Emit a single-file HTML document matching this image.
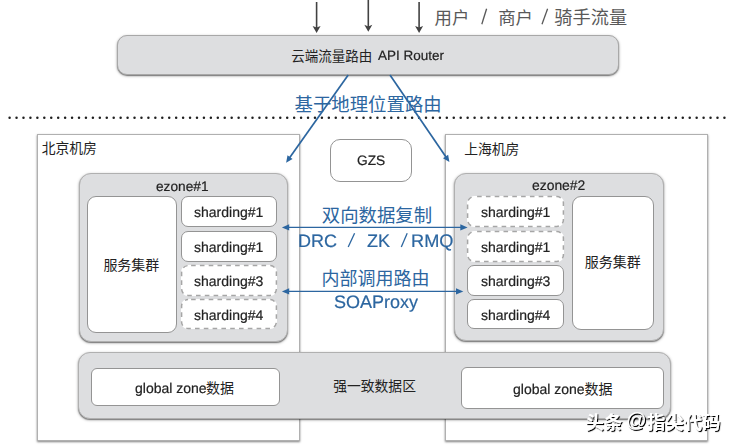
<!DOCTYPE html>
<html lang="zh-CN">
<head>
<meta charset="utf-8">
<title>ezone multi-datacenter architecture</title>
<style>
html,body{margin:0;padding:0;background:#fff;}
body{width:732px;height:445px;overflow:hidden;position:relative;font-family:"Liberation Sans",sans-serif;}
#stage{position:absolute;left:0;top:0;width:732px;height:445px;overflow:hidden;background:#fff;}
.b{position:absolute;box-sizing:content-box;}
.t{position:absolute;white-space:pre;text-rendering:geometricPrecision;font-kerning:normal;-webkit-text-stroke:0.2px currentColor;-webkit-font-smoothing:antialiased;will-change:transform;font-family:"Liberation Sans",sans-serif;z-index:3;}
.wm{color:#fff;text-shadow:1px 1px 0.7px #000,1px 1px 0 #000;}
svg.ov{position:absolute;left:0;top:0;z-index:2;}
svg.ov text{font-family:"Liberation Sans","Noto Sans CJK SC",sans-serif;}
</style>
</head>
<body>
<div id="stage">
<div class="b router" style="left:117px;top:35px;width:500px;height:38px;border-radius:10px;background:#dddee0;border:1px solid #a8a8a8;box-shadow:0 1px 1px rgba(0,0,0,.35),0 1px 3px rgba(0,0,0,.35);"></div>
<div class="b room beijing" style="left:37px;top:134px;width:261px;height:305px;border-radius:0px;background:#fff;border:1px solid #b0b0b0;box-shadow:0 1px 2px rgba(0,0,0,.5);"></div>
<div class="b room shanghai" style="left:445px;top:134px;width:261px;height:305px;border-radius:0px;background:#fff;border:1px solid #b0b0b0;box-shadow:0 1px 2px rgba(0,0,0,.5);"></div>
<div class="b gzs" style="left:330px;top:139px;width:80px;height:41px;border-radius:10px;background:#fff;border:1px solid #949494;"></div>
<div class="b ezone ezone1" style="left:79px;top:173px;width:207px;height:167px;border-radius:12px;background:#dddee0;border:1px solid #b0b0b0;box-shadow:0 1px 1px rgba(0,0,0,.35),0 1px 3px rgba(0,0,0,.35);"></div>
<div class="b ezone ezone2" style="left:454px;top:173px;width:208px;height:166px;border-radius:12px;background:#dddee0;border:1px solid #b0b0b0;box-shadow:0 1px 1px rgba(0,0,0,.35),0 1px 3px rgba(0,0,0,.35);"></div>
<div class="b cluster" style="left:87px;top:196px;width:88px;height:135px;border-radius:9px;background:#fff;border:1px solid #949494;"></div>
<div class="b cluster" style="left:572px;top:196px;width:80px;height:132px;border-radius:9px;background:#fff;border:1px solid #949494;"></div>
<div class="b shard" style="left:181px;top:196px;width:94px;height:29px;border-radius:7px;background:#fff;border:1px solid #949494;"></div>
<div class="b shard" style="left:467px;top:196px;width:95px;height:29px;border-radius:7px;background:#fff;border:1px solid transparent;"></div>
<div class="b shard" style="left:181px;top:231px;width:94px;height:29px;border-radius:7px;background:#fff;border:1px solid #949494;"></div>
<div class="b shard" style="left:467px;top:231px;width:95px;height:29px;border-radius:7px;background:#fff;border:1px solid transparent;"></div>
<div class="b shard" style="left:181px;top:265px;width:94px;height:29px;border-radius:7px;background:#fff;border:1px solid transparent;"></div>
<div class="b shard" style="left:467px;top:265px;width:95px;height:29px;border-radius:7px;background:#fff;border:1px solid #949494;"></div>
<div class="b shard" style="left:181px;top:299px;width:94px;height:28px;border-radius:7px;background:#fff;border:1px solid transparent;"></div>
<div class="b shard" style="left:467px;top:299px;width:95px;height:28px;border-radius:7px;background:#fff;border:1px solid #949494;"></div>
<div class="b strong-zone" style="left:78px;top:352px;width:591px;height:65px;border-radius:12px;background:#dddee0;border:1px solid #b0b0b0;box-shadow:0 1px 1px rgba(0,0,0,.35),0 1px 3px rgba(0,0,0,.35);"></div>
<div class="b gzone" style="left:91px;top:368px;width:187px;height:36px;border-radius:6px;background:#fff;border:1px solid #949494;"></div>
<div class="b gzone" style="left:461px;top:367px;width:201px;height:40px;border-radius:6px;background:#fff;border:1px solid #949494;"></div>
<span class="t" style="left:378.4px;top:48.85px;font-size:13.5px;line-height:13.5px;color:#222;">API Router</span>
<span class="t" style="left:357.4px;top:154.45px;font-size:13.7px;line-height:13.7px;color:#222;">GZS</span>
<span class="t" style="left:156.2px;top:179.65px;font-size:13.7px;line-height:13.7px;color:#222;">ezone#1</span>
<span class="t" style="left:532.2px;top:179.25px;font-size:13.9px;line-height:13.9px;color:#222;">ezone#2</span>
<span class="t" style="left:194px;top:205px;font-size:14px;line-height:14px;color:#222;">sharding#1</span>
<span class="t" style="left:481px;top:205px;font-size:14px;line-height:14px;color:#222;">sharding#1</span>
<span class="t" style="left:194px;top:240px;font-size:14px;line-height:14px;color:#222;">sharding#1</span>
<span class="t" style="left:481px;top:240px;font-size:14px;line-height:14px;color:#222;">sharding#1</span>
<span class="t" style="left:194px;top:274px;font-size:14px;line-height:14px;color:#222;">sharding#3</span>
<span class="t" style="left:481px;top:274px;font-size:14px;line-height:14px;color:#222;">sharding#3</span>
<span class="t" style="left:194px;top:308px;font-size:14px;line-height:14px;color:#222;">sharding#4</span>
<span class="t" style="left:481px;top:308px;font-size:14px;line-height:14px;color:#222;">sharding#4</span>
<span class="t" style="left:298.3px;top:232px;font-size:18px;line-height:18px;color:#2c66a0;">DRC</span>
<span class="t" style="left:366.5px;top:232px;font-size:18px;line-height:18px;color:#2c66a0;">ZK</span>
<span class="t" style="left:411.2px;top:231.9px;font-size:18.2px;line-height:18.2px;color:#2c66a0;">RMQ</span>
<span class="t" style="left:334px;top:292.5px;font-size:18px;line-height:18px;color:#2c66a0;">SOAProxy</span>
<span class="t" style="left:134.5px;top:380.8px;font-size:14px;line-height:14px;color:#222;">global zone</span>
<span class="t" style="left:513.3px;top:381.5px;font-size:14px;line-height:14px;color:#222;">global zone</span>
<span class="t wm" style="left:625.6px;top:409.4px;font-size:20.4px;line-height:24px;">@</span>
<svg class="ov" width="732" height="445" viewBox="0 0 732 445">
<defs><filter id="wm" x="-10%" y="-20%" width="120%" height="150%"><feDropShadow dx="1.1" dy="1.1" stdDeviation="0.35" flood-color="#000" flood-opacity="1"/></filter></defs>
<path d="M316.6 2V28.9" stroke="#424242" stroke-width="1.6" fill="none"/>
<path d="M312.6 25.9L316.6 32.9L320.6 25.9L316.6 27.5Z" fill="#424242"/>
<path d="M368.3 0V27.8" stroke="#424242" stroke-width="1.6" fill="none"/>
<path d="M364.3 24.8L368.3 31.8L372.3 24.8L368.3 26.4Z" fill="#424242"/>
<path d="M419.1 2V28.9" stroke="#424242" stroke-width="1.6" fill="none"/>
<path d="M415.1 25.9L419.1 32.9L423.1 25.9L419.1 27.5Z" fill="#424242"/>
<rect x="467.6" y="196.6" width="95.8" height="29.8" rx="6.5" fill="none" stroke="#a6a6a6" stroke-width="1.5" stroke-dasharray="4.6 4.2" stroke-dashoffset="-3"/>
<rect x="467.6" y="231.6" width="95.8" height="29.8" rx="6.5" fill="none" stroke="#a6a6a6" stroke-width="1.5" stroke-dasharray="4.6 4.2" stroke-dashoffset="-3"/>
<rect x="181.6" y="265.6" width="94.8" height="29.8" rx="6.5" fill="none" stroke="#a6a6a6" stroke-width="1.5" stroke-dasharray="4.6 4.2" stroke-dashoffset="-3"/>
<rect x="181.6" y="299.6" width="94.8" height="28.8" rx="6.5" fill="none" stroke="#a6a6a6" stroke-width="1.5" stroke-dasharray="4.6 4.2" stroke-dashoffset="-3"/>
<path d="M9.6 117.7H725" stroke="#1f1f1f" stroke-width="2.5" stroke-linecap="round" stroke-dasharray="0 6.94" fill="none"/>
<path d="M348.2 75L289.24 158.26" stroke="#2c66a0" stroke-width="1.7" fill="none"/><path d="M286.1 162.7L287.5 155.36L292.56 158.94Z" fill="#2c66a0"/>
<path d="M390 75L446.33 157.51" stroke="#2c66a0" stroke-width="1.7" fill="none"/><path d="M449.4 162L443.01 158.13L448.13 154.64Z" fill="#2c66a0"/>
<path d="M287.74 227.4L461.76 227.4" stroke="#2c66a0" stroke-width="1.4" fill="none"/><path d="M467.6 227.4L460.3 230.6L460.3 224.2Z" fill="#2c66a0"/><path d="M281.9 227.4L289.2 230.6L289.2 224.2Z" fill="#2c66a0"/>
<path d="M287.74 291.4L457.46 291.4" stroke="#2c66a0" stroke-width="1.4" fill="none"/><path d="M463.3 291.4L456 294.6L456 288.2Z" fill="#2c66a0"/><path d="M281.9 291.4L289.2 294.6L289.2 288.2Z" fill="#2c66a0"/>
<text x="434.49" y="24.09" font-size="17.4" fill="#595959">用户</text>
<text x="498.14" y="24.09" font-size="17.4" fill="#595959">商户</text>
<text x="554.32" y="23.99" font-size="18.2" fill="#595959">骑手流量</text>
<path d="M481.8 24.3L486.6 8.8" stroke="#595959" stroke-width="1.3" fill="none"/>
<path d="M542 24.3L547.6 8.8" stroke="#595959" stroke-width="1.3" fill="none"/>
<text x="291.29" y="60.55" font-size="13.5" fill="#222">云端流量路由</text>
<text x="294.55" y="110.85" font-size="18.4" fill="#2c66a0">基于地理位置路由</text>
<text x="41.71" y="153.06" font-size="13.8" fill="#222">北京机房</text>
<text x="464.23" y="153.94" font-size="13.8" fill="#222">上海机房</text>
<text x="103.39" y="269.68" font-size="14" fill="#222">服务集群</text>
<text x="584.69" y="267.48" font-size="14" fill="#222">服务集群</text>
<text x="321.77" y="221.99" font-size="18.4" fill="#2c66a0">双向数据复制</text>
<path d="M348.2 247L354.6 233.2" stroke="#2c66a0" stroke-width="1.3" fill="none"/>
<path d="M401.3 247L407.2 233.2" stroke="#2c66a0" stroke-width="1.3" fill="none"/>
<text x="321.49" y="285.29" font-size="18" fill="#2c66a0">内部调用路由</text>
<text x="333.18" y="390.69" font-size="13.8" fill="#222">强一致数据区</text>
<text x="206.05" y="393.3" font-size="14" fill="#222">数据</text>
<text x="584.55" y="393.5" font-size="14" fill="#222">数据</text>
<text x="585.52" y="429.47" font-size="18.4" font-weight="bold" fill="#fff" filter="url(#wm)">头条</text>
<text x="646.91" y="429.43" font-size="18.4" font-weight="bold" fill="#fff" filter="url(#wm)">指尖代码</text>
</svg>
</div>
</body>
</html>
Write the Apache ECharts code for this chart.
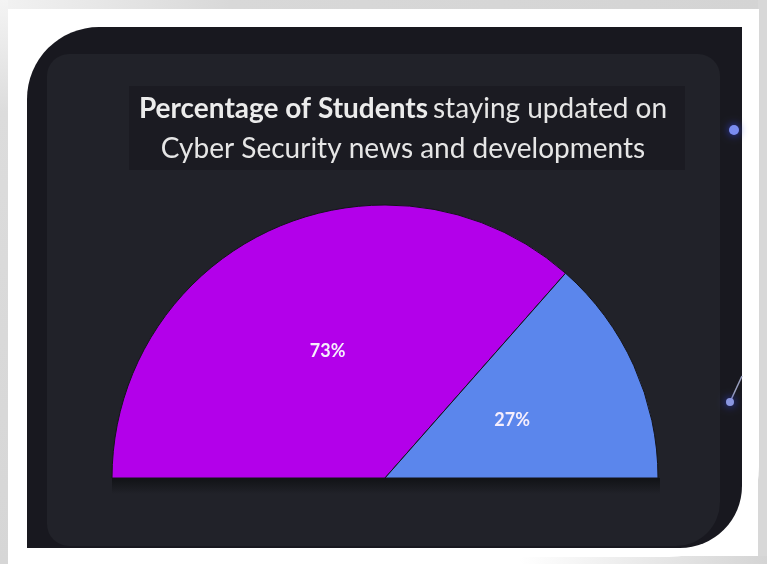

DIRECTION:
Which lines contain "this"? Show each of them.

EXERCISE OUTPUT:
Emit a single-file HTML document matching this image.
Write the Apache ECharts code for this chart.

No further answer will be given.